THEATER REVIEW Shining Lives: A Musical
by Mary Shen Barnidge
2015-05-27


Shining Lives: A Musical. Photo by Michael Brosilow


Playwright: music by Andre Pluess and Amanda Dehnert, lyrics and book by Jessica Thebus, based on the play by Melanie Marnich. At: Northlight Theatre at the North Shore Center for the Performing Arts, 9501 Skokie Blvd. in Skokie. Tickets: 847-673-6300; Link Here ; $25-$78. Runs through: June 14

Audiences subscribing to Edgar Allen Poe's conviction that romance lies in tales of young, beautiful, dead women have enjoyed many a good cry over Melanie Marnich's docutragedy of industrial technology. The expected weeps are also forthcoming in this musical adaptation featuring a score by Andre Pluess and Amanda Dehnert, with the book and lyrics by Jessica Thebus.

Outrage, on the other hand—even with the heightened emotion engendered by incorporation of the most purely visceral of the arts—is a little harder to muster up. Generations living today can recall when footwear vendors boasted in-store X-ray machines and "radiation" was a by-product of war weapons. Whatever we may know nowadays about radioactive hazards, in 1922, barely two decades after its discovery, who suspected the softly luminous silver-blue element called "radium" of any harm, or connected the minuscule amounts found in time-pieces with its accumulative effect on workers coming into contact with, literally, pounds of it over the course of their day—in particular, the clock-face painters who licked their brushes between applications of the mineral powder.

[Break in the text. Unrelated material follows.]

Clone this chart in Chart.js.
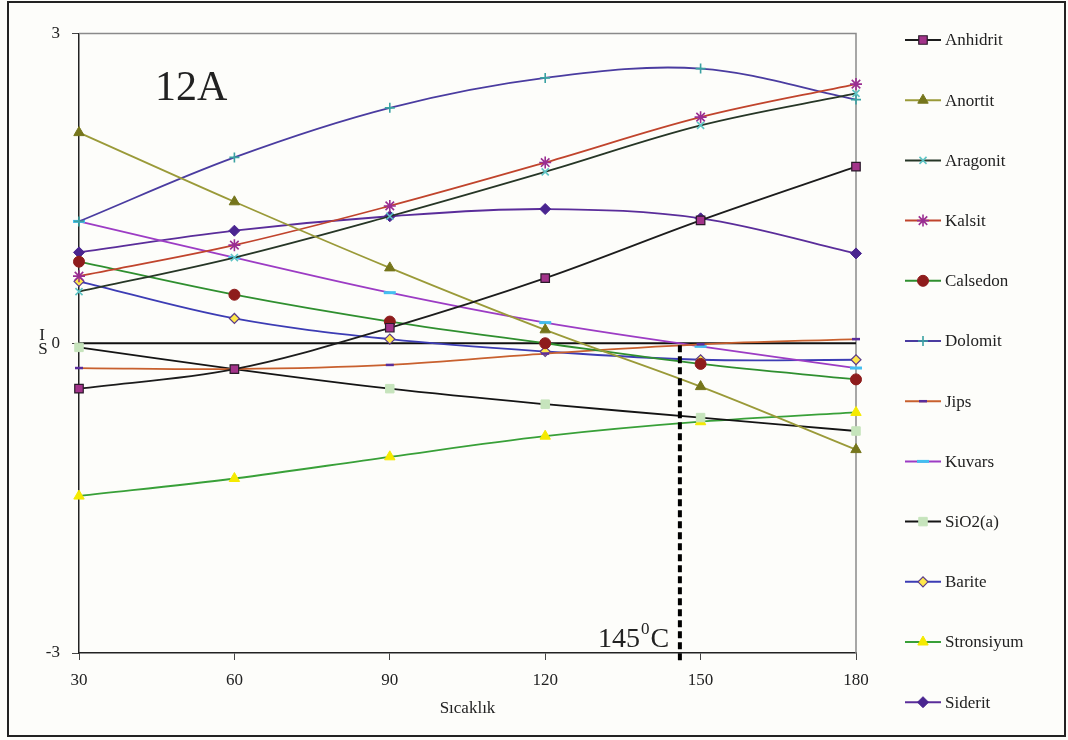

Jessica Thebus' book is not wholly devoted to the quintessentially feminine act of dying, though. Following our introduction to the appropriately diverse factory girls of Western Clock ( Ottawa, Illinois ) and preceding their uniformly serene departure into projection designer Stephan Mazurak's starry cosmos, Pluess and Dehnert give our damsels a day at the beach where they share the ambitions precipitated by independence fostered through earning power. The melody extolling these sentiments begins in the Broadway mode employed previously, but shifts midway into a foreshadowy Gospel tone. This prepares us for our doomed heroines' later refusal to accept their fate without a fight. If you are moved by courage expressed in actions, rather than in endurance, you may tear up with a clear conscience at these moments.

The song roster includes a few choruses for bosses, doctors, lawyers, reporters and other obligatory villains, but its predominant focus is to provide a showcase for delicate treble harmonies rendered clean and crystalline under the musical direction of Chuck Larkin. Whether you go home lamenting the sacrifice of helpless innocents to Big Business or championing the groundbreaking reforms perpetrated by brave opponents thereof, no one can deny the charm and expertise of Jess Godwin, Bri Sudia, Tiffany Topol and Johanna McKenzie Miller in narrating this small, but significant, chapter in our nation's history.